## RECORD EXCERPTS

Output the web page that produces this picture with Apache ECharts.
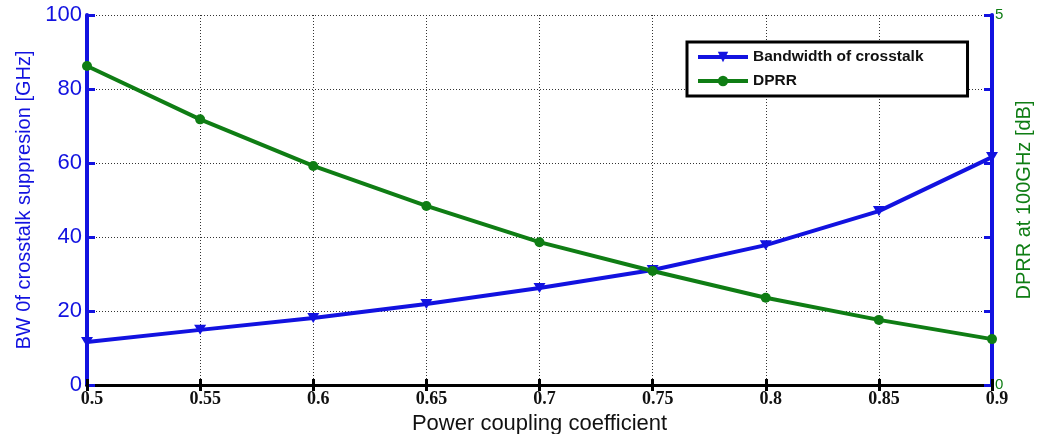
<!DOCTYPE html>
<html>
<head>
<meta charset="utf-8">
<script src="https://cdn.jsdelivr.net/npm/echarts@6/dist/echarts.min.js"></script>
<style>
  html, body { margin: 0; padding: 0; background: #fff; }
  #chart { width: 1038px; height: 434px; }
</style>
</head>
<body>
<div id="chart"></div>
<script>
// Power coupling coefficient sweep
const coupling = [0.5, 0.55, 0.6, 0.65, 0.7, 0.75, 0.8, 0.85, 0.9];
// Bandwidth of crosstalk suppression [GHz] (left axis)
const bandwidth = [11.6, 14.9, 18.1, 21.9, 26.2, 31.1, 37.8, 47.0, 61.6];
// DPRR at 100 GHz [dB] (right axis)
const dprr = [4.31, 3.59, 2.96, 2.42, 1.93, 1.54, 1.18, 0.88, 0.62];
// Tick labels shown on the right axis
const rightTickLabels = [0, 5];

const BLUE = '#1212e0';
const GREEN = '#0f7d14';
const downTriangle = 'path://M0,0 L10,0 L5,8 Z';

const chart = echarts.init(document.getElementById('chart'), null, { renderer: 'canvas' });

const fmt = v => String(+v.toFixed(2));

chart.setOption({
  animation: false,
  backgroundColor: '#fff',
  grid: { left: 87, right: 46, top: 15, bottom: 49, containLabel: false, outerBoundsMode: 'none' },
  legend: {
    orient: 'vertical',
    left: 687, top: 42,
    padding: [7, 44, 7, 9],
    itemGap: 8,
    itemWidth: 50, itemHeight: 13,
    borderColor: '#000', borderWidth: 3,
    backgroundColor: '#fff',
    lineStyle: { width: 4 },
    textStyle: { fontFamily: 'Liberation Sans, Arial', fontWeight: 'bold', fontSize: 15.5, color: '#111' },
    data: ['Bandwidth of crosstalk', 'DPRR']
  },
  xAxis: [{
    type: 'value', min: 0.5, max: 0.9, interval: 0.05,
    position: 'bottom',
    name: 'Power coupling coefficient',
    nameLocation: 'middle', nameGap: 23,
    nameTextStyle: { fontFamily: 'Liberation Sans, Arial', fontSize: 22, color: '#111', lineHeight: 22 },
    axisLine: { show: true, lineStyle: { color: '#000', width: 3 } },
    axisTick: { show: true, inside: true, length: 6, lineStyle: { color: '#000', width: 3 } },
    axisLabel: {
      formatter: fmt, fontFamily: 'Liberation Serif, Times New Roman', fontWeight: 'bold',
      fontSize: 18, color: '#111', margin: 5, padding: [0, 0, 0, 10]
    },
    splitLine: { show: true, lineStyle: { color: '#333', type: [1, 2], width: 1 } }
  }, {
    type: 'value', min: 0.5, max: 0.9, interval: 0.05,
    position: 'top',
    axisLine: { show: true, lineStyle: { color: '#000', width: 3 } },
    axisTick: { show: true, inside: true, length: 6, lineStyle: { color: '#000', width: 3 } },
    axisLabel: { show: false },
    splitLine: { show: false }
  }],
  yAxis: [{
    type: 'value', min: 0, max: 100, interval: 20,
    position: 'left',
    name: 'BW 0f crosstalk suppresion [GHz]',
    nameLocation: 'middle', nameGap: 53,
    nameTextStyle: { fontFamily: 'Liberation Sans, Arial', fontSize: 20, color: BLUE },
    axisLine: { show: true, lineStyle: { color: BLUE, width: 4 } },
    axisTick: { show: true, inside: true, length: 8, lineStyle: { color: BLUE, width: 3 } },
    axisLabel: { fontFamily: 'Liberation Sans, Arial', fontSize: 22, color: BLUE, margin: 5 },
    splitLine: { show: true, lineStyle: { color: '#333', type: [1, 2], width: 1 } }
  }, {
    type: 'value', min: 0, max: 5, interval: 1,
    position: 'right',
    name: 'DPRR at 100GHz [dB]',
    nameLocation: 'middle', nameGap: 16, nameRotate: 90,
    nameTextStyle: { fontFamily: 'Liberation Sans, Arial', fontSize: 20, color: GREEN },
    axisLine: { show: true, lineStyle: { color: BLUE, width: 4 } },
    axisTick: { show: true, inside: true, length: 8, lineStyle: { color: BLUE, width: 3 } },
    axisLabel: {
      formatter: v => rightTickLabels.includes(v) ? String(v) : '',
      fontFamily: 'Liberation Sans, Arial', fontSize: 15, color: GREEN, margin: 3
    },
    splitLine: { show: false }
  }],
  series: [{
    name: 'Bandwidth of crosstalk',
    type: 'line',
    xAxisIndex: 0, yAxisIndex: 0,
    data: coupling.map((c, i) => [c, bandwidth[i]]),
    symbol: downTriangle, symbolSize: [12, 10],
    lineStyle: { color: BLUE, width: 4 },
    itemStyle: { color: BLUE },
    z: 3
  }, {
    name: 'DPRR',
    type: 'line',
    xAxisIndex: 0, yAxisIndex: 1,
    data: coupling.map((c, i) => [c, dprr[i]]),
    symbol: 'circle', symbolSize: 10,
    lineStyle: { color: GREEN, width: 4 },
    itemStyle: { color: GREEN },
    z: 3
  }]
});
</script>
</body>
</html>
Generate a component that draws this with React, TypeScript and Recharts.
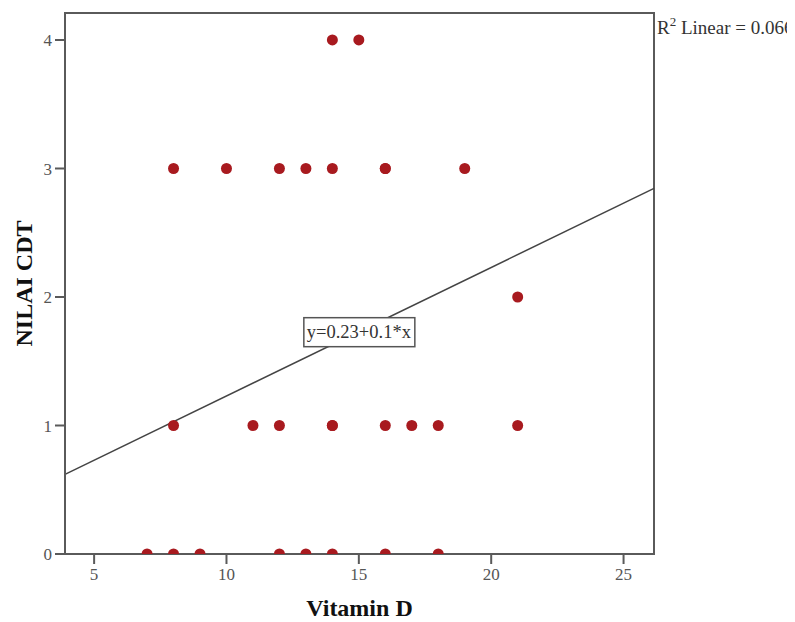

## WHAT IS NEEDED
Repeat the records in full, exactly as they appear, without the pictures.

## RESPONSE
Output the web page that produces this picture with Apache ECharts.
<!DOCTYPE html>
<html>
<head>
<meta charset="utf-8">
<script src="https://cdn.jsdelivr.net/npm/echarts@6/dist/echarts.min.js"></script>
<style>
  html, body { margin: 0; padding: 0; background: #fff; }
  #chart { width: 1038px; height: 434px; }
</style>
</head>
<body>
<div id="chart"></div>
<script>
// Power coupling coefficient sweep
const coupling = [0.5, 0.55, 0.6, 0.65, 0.7, 0.75, 0.8, 0.85, 0.9];
// Bandwidth of crosstalk suppression [GHz] (left axis)
const bandwidth = [11.6, 14.9, 18.1, 21.9, 26.2, 31.1, 37.8, 47.0, 61.6];
// DPRR at 100 GHz [dB] (right axis)
const dprr = [4.31, 3.59, 2.96, 2.42, 1.93, 1.54, 1.18, 0.88, 0.62];
// Tick labels shown on the right axis
const rightTickLabels = [0, 5];

const BLUE = '#1212e0';
const GREEN = '#0f7d14';
const downTriangle = 'path://M0,0 L10,0 L5,8 Z';

const chart = echarts.init(document.getElementById('chart'), null, { renderer: 'canvas' });

const fmt = v => String(+v.toFixed(2));

chart.setOption({
  animation: false,
  backgroundColor: '#fff',
  grid: { left: 87, right: 46, top: 15, bottom: 49, containLabel: false, outerBoundsMode: 'none' },
  legend: {
    orient: 'vertical',
    left: 687, top: 42,
    padding: [7, 44, 7, 9],
    itemGap: 8,
    itemWidth: 50, itemHeight: 13,
    borderColor: '#000', borderWidth: 3,
    backgroundColor: '#fff',
    lineStyle: { width: 4 },
    textStyle: { fontFamily: 'Liberation Sans, Arial', fontWeight: 'bold', fontSize: 15.5, color: '#111' },
    data: ['Bandwidth of crosstalk', 'DPRR']
  },
  xAxis: [{
    type: 'value', min: 0.5, max: 0.9, interval: 0.05,
    position: 'bottom',
    name: 'Power coupling coefficient',
    nameLocation: 'middle', nameGap: 23,
    nameTextStyle: { fontFamily: 'Liberation Sans, Arial', fontSize: 22, color: '#111', lineHeight: 22 },
    axisLine: { show: true, lineStyle: { color: '#000', width: 3 } },
    axisTick: { show: true, inside: true, length: 6, lineStyle: { color: '#000', width: 3 } },
    axisLabel: {
      formatter: fmt, fontFamily: 'Liberation Serif, Times New Roman', fontWeight: 'bold',
      fontSize: 18, color: '#111', margin: 5, padding: [0, 0, 0, 10]
    },
    splitLine: { show: true, lineStyle: { color: '#333', type: [1, 2], width: 1 } }
  }, {
    type: 'value', min: 0.5, max: 0.9, interval: 0.05,
    position: 'top',
    axisLine: { show: true, lineStyle: { color: '#000', width: 3 } },
    axisTick: { show: true, inside: true, length: 6, lineStyle: { color: '#000', width: 3 } },
    axisLabel: { show: false },
    splitLine: { show: false }
  }],
  yAxis: [{
    type: 'value', min: 0, max: 100, interval: 20,
    position: 'left',
    name: 'BW 0f crosstalk suppresion [GHz]',
    nameLocation: 'middle', nameGap: 53,
    nameTextStyle: { fontFamily: 'Liberation Sans, Arial', fontSize: 20, color: BLUE },
    axisLine: { show: true, lineStyle: { color: BLUE, width: 4 } },
    axisTick: { show: true, inside: true, length: 8, lineStyle: { color: BLUE, width: 3 } },
    axisLabel: { fontFamily: 'Liberation Sans, Arial', fontSize: 22, color: BLUE, margin: 5 },
    splitLine: { show: true, lineStyle: { color: '#333', type: [1, 2], width: 1 } }
  }, {
    type: 'value', min: 0, max: 5, interval: 1,
    position: 'right',
    name: 'DPRR at 100GHz [dB]',
    nameLocation: 'middle', nameGap: 16, nameRotate: 90,
    nameTextStyle: { fontFamily: 'Liberation Sans, Arial', fontSize: 20, color: GREEN },
    axisLine: { show: true, lineStyle: { color: BLUE, width: 4 } },
    axisTick: { show: true, inside: true, length: 8, lineStyle: { color: BLUE, width: 3 } },
    axisLabel: {
      formatter: v => rightTickLabels.includes(v) ? String(v) : '',
      fontFamily: 'Liberation Sans, Arial', fontSize: 15, color: GREEN, margin: 3
    },
    splitLine: { show: false }
  }],
  series: [{
    name: 'Bandwidth of crosstalk',
    type: 'line',
    xAxisIndex: 0, yAxisIndex: 0,
    data: coupling.map((c, i) => [c, bandwidth[i]]),
    symbol: downTriangle, symbolSize: [12, 10],
    lineStyle: { color: BLUE, width: 4 },
    itemStyle: { color: BLUE },
    z: 3
  }, {
    name: 'DPRR',
    type: 'line',
    xAxisIndex: 0, yAxisIndex: 1,
    data: coupling.map((c, i) => [c, dprr[i]]),
    symbol: 'circle', symbolSize: 10,
    lineStyle: { color: GREEN, width: 4 },
    itemStyle: { color: GREEN },
    z: 3
  }]
});
</script>
</body>
</html>
Generate a component that draws this with React, TypeScript and Recharts.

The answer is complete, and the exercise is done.